* _Task requirements_
Your task is to reproduce, verbatim and without pictures, the lines from the opening of the listing through the line containing "import pandas as pd".

────────────────────────────────────────

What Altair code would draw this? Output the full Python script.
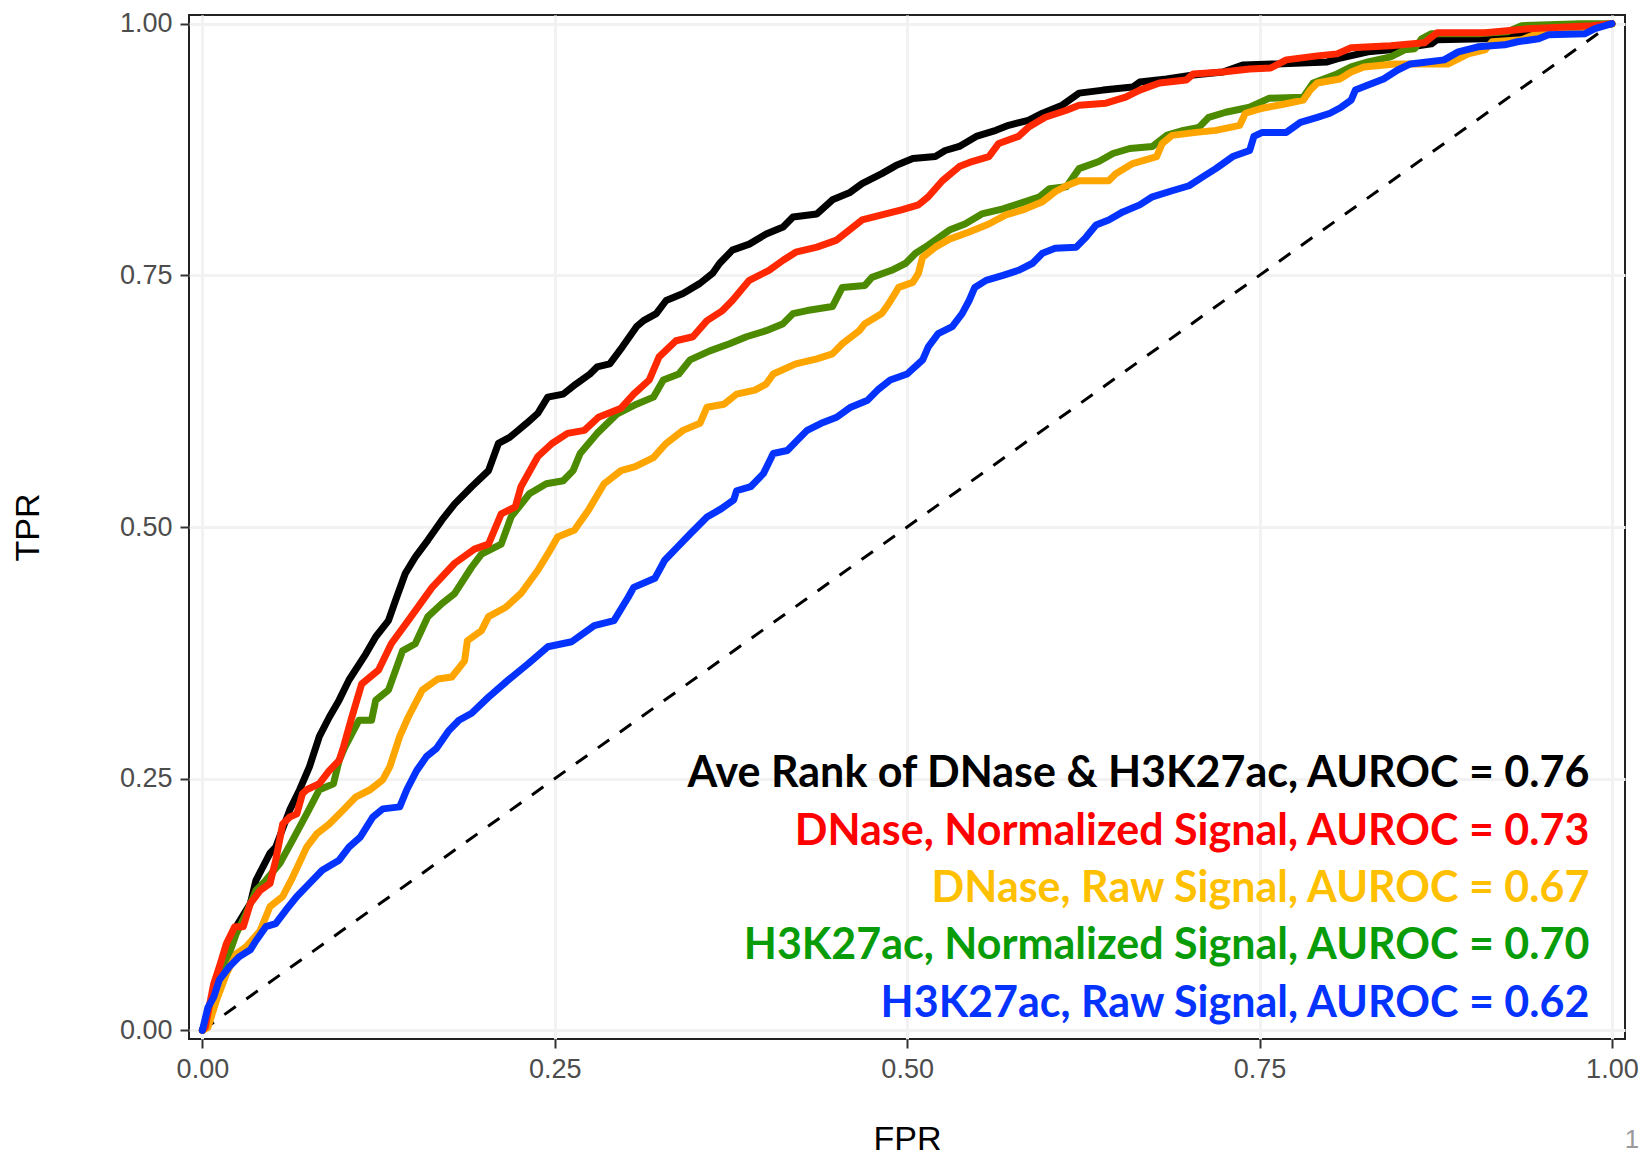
import altair as alt
import pandas as pd

# ---------------- data ----------------
SERIES = [
    "Ave Rank of DNase & H3K27ac",
    "H3K27ac, Normalized Signal",
    "DNase, Raw Signal",
    "DNase, Normalized Signal",
    "H3K27ac, Raw Signal",
]
LINE_COLORS = ["#000000", "#4C8A00", "#FFA500", "#FF2800", "#0433FF"]

BLACK_X = [0, 0.0076, 0.017, 0.024, 0.034, 0.038, 0.048, 0.052, 0.062, 0.069, 0.076, 0.083, 0.090, 0.097,
           0.104, 0.116, 0.123, 0.132, 0.137, 0.144, 0.151, 0.160, 0.170, 0.179, 0.191, 0.203, 0.210, 0.218,
           0.224, 0.230, 0.238, 0.245, 0.256, 0.265, 0.275, 0.280, 0.289, 0.298, 0.308, 0.313, 0.322, 0.329,
           0.341, 0.353, 0.362, 0.367, 0.376, 0.388, 0.400, 0.412, 0.419, 0.436, 0.447, 0.459, 0.468, 0.482,
           0.492, 0.504, 0.520, 0.527, 0.537, 0.549, 0.563, 0.572, 0.586, 0.596, 0.610, 0.622, 0.639, 0.660,
           0.665, 0.684, 0.703, 0.724, 0.738, 0.762, 0.798, 0.805, 0.827, 0.843, 0.872, 0.876, 0.910, 0.933,
           0.945, 0.988, 1.0]
BLACK_Y = [0, 0.030, 0.076, 0.103, 0.126, 0.149, 0.176, 0.182, 0.219, 0.239, 0.262, 0.292, 0.311, 0.328,
           0.348, 0.374, 0.391, 0.407, 0.427, 0.454, 0.470, 0.487, 0.507, 0.523, 0.540, 0.556, 0.583, 0.589,
           0.596, 0.603, 0.613, 0.629, 0.632, 0.642, 0.652, 0.659, 0.662, 0.679, 0.699, 0.705, 0.712, 0.725,
           0.732, 0.742, 0.752, 0.762, 0.775, 0.781, 0.791, 0.798, 0.808, 0.811, 0.825, 0.832, 0.841, 0.851,
           0.859, 0.866, 0.868, 0.874, 0.878, 0.888, 0.894, 0.899, 0.904, 0.911, 0.919, 0.931, 0.934, 0.937,
           0.942, 0.945, 0.949, 0.952, 0.959, 0.960, 0.962, 0.965, 0.972, 0.974, 0.980, 0.984, 0.985, 0.990,
           0.994, 0.998, 1.0]

RED_X = [0, 0.002, 0.008, 0.012, 0.017, 0.023, 0.029, 0.034, 0.041, 0.048, 0.052, 0.057, 0.062, 0.067,
         0.071, 0.074, 0.083, 0.090, 0.097, 0.100, 0.106, 0.113, 0.125, 0.134, 0.146, 0.163, 0.179, 0.193,
         0.203, 0.212, 0.222, 0.226, 0.238, 0.248, 0.259, 0.271, 0.281, 0.297, 0.306, 0.317, 0.324, 0.336,
         0.348, 0.358, 0.369, 0.376, 0.388, 0.402, 0.412, 0.421, 0.436, 0.450, 0.459, 0.468, 0.482, 0.496,
         0.508, 0.515, 0.525, 0.537, 0.546, 0.558, 0.565, 0.579, 0.586, 0.598, 0.613, 0.622, 0.641, 0.655,
         0.665, 0.679, 0.698, 0.703, 0.724, 0.743, 0.758, 0.769, 0.791, 0.805, 0.815, 0.843, 0.867, 0.876,
         0.910, 0.941, 0.986, 1.0]
RED_Y = [0, 0.003, 0.046, 0.063, 0.086, 0.103, 0.103, 0.126, 0.139, 0.146, 0.169, 0.205, 0.212, 0.215,
         0.235, 0.239, 0.245, 0.258, 0.268, 0.281, 0.311, 0.344, 0.358, 0.384, 0.407, 0.440, 0.464, 0.478,
         0.483, 0.513, 0.520, 0.540, 0.570, 0.583, 0.593, 0.596, 0.609, 0.618, 0.632, 0.646, 0.669, 0.685,
         0.689, 0.705, 0.715, 0.725, 0.745, 0.755, 0.765, 0.773, 0.778, 0.785, 0.795, 0.805, 0.810, 0.815,
         0.820, 0.828, 0.844, 0.858, 0.863, 0.868, 0.881, 0.888, 0.897, 0.907, 0.914, 0.919, 0.921, 0.927,
         0.934, 0.941, 0.944, 0.950, 0.952, 0.955, 0.956, 0.964, 0.968, 0.970, 0.976, 0.978, 0.981, 0.991,
         0.991, 0.995, 0.998, 1.0]

GREEN_X = [0, 0.003, 0.012, 0.019, 0.024, 0.031, 0.038, 0.045, 0.055, 0.064, 0.074, 0.083, 0.093, 0.097,
           0.101, 0.111, 0.120, 0.123, 0.132, 0.142, 0.151, 0.160, 0.170, 0.179, 0.191, 0.198, 0.212, 0.219,
           0.232, 0.244, 0.256, 0.263, 0.268, 0.280, 0.294, 0.308, 0.320, 0.327, 0.338, 0.346, 0.360, 0.374,
           0.386, 0.400, 0.412, 0.419, 0.429, 0.447, 0.454, 0.470, 0.475, 0.489, 0.499, 0.506, 0.515, 0.530,
           0.541, 0.553, 0.568, 0.579, 0.594, 0.601, 0.613, 0.622, 0.636, 0.646, 0.658, 0.674, 0.684, 0.696,
           0.707, 0.714, 0.726, 0.743, 0.757, 0.781, 0.788, 0.805, 0.815, 0.827, 0.843, 0.853, 0.860, 0.865,
           0.872, 0.905, 0.926, 0.936, 0.978, 1.0]
GREEN_Y = [0, 0.010, 0.046, 0.076, 0.096, 0.116, 0.139, 0.149, 0.166, 0.189, 0.215, 0.239, 0.245, 0.268,
           0.281, 0.308, 0.308, 0.328, 0.338, 0.377, 0.384, 0.411, 0.424, 0.434, 0.460, 0.473, 0.483, 0.510,
           0.533, 0.543, 0.546, 0.556, 0.573, 0.593, 0.612, 0.622, 0.629, 0.646, 0.652, 0.666, 0.675, 0.682,
           0.689, 0.695, 0.702, 0.712, 0.715, 0.719, 0.738, 0.740, 0.748, 0.755, 0.762, 0.772, 0.780, 0.795,
           0.801, 0.811, 0.816, 0.821, 0.828, 0.836, 0.838, 0.856, 0.863, 0.871, 0.876, 0.878, 0.889, 0.894,
           0.897, 0.907, 0.912, 0.917, 0.926, 0.927, 0.941, 0.950, 0.957, 0.962, 0.967, 0.974, 0.975, 0.985,
           0.990, 0.990, 0.992, 0.998, 1.0, 1.0]

ORANGE_X = [0, 0.004, 0.010, 0.017, 0.024, 0.031, 0.041, 0.048, 0.057, 0.064, 0.074, 0.081, 0.090, 0.100,
            0.109, 0.119, 0.128, 0.133, 0.140, 0.146, 0.156, 0.167, 0.177, 0.186, 0.188, 0.198, 0.203, 0.215,
            0.226, 0.238, 0.245, 0.252, 0.264, 0.274, 0.285, 0.297, 0.307, 0.320, 0.329, 0.341, 0.353, 0.358,
            0.370, 0.379, 0.392, 0.400, 0.405, 0.421, 0.436, 0.447, 0.454, 0.466, 0.470, 0.482, 0.487, 0.494,
            0.504, 0.508, 0.511, 0.520, 0.530, 0.544, 0.558, 0.570, 0.582, 0.596, 0.605, 0.613, 0.622, 0.643,
            0.648, 0.660, 0.677, 0.681, 0.688, 0.705, 0.719, 0.736, 0.740, 0.752, 0.767, 0.781, 0.786, 0.791,
            0.807, 0.815, 0.824, 0.846, 0.884, 0.891, 0.898, 0.910, 0.915, 0.936, 0.945, 0.981, 0.990, 1.0]
ORANGE_Y = [0, 0.003, 0.030, 0.056, 0.076, 0.083, 0.099, 0.123, 0.133, 0.152, 0.182, 0.195, 0.205, 0.219,
            0.232, 0.239, 0.249, 0.262, 0.292, 0.311, 0.338, 0.349, 0.351, 0.367, 0.387, 0.397, 0.411, 0.420,
            0.434, 0.457, 0.473, 0.490, 0.497, 0.517, 0.543, 0.556, 0.560, 0.569, 0.583, 0.596, 0.603, 0.619,
            0.622, 0.632, 0.636, 0.642, 0.652, 0.662, 0.667, 0.672, 0.682, 0.695, 0.702, 0.712, 0.722, 0.738,
            0.743, 0.752, 0.768, 0.778, 0.786, 0.793, 0.801, 0.810, 0.815, 0.823, 0.833, 0.839, 0.844, 0.844,
            0.851, 0.861, 0.868, 0.881, 0.889, 0.892, 0.894, 0.899, 0.911, 0.916, 0.920, 0.924, 0.934, 0.941,
            0.945, 0.952, 0.957, 0.960, 0.960, 0.965, 0.970, 0.974, 0.982, 0.984, 0.989, 0.994, 0.998, 1.0]

BLUE_X = [0, 0.004, 0.008, 0.012, 0.019, 0.026, 0.034, 0.038, 0.045, 0.052, 0.059, 0.067, 0.076, 0.085,
          0.097, 0.104, 0.112, 0.121, 0.128, 0.140, 0.145, 0.152, 0.159, 0.166, 0.175, 0.182, 0.191, 0.203,
          0.217, 0.231, 0.245, 0.262, 0.278, 0.292, 0.302, 0.306, 0.321, 0.328, 0.337, 0.346, 0.358, 0.368,
          0.377, 0.379, 0.389, 0.398, 0.405, 0.415, 0.422, 0.429, 0.439, 0.450, 0.460, 0.472, 0.479, 0.488,
          0.500, 0.511, 0.515, 0.522, 0.532, 0.539, 0.544, 0.548, 0.556, 0.568, 0.579, 0.589, 0.596, 0.605,
          0.620, 0.627, 0.634, 0.643, 0.653, 0.665, 0.674, 0.688, 0.700, 0.710, 0.719, 0.731, 0.743, 0.746,
          0.752, 0.769, 0.779, 0.791, 0.800, 0.808, 0.815, 0.818, 0.827, 0.838, 0.848, 0.857, 0.869, 0.881,
          0.891, 0.905, 0.924, 0.933, 0.948, 0.955, 0.981, 0.988, 1.0]
BLUE_Y = [0, 0.023, 0.033, 0.050, 0.063, 0.073, 0.080, 0.089, 0.103, 0.106, 0.119, 0.133, 0.146, 0.159,
          0.169, 0.182, 0.192, 0.212, 0.220, 0.222, 0.239, 0.258, 0.272, 0.280, 0.298, 0.308, 0.315, 0.331,
          0.348, 0.364, 0.381, 0.386, 0.402, 0.407, 0.430, 0.440, 0.449, 0.467, 0.480, 0.493, 0.510, 0.518,
          0.527, 0.536, 0.540, 0.553, 0.573, 0.576, 0.586, 0.596, 0.603, 0.609, 0.619, 0.626, 0.636, 0.646,
          0.652, 0.666, 0.679, 0.692, 0.699, 0.712, 0.725, 0.738, 0.745, 0.750, 0.755, 0.762, 0.772, 0.777,
          0.778, 0.788, 0.800, 0.805, 0.813, 0.820, 0.828, 0.834, 0.839, 0.848, 0.856, 0.868, 0.874, 0.888,
          0.892, 0.892, 0.902, 0.907, 0.911, 0.917, 0.924, 0.934, 0.939, 0.945, 0.954, 0.960, 0.962, 0.964,
          0.972, 0.977, 0.979, 0.982, 0.985, 0.989, 0.990, 0.995, 1.0]

SERIES_X = [BLACK_X, GREEN_X, ORANGE_X, RED_X, BLUE_X]
SERIES_Y = [BLACK_Y, GREEN_Y, ORANGE_Y, RED_Y, BLUE_Y]

DIAG_X = [0.0, 1.0]
DIAG_Y = [0.0, 1.0]

LABELS = [
    "Ave Rank of DNase & H3K27ac, AUROC = 0.76",
    "DNase, Normalized Signal, AUROC = 0.73",
    "DNase, Raw Signal, AUROC = 0.67",
    "H3K27ac, Normalized Signal, AUROC = 0.70",
    "H3K27ac, Raw Signal, AUROC = 0.62",
]
LABEL_COLORS = ["#000000", "#FF0000", "#FFC000", "#089C08", "#0433FF"]

TICKS = [0.0, 0.25, 0.5, 0.75, 1.0]
PAGE_NUMBER = "1"

# ---------------- build ----------------
rows = []
for name, xs, ys in zip(SERIES, SERIES_X, SERIES_Y):
    for i, (a, b) in enumerate(zip(xs, ys)):
        rows.append({"series": name, "fpr": a, "tpr": b, "idx": i})
df = pd.DataFrame(rows)

x_enc = alt.X("fpr:Q", scale=alt.Scale(domain=[-0.0095, 1.0093], nice=False, zero=False),
              axis=alt.Axis(values=TICKS, format=".2f", title="FPR", grid=True,
                            titleX=718, titleY=100, titleBaseline="middle", titleAlign="center"))
y_enc = alt.Y("tpr:Q", scale=alt.Scale(domain=[-0.0086, 1.0086], nice=False, zero=False),
              axis=alt.Axis(values=TICKS, format=".2f", title="TPR", grid=True,
                            titleX=-161, titleY=512, titleBaseline="middle", titleAlign="center",
                            titleAngle=270))

diag = alt.Chart(pd.DataFrame({"fpr": DIAG_X, "tpr": DIAG_Y})).mark_line(
    color="black", strokeWidth=3, strokeDash=[14, 13]).encode(x=x_enc, y=y_enc)

layers = [diag]
for name, col in zip(SERIES, LINE_COLORS):
    layers.append(
        alt.Chart(df).transform_filter(alt.datum.series == name).mark_line(
            color=col, strokeWidth=7, strokeJoin="round", strokeCap="round"
        ).encode(x=x_enc, y=y_enc, order="idx:Q")
    )

lab_df = pd.DataFrame({
    "label": LABELS,
    "color": LABEL_COLORS,
    "fpr": [0.984] * len(LABELS),
    "tpr": [0.2417 - i * 0.0571 for i in range(len(LABELS))],
})
text = alt.Chart(lab_df).mark_text(
    align="right", baseline="alphabetic", font="Lato",
    fontWeight="bold", fontSize=43
).encode(x=x_enc, y=y_enc, text="label:N",
         color=alt.Color("color:N", scale=None, legend=None))
layers.append(text)

page = alt.Chart(pd.DataFrame({"t": [PAGE_NUMBER]})).mark_text(
    fontSize=26, color="#9a9a9a", font="Liberation Sans", align="center", baseline="middle"
).encode(text="t:N", x=alt.value(1443), y=alt.value(1125))
layers.append(page)

chart = alt.layer(*layers).properties(
    width=1436, height=1024,
    autosize=alt.AutoSizeParams(type="none"),
    padding={"left": 189, "top": 15, "right": 16, "bottom": 118},
    background="white",
).configure_view(
    stroke="#222222", strokeWidth=2
).configure_axis(
    labelFont="Liberation Sans", labelFontSize=27, labelColor="#4D4D4D",
    labelFlush=False, labelOverlap=False, labelPadding=8,
    tickColor="#333333", tickWidth=2, tickSize=9,
    domain=False,
    gridColor="#F2F2F2", gridWidth=3,
    titleFont="Liberation Sans", titleFontSize=34, titleFontWeight="normal", titleColor="#000000",
)

chart.save("out.html", embed_options={"renderer": "svg", "actions": False})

────────────────────────────────────────

* _Reply_
What Altair code would draw this? Output the full Python script.
import altair as alt
import pandas as pd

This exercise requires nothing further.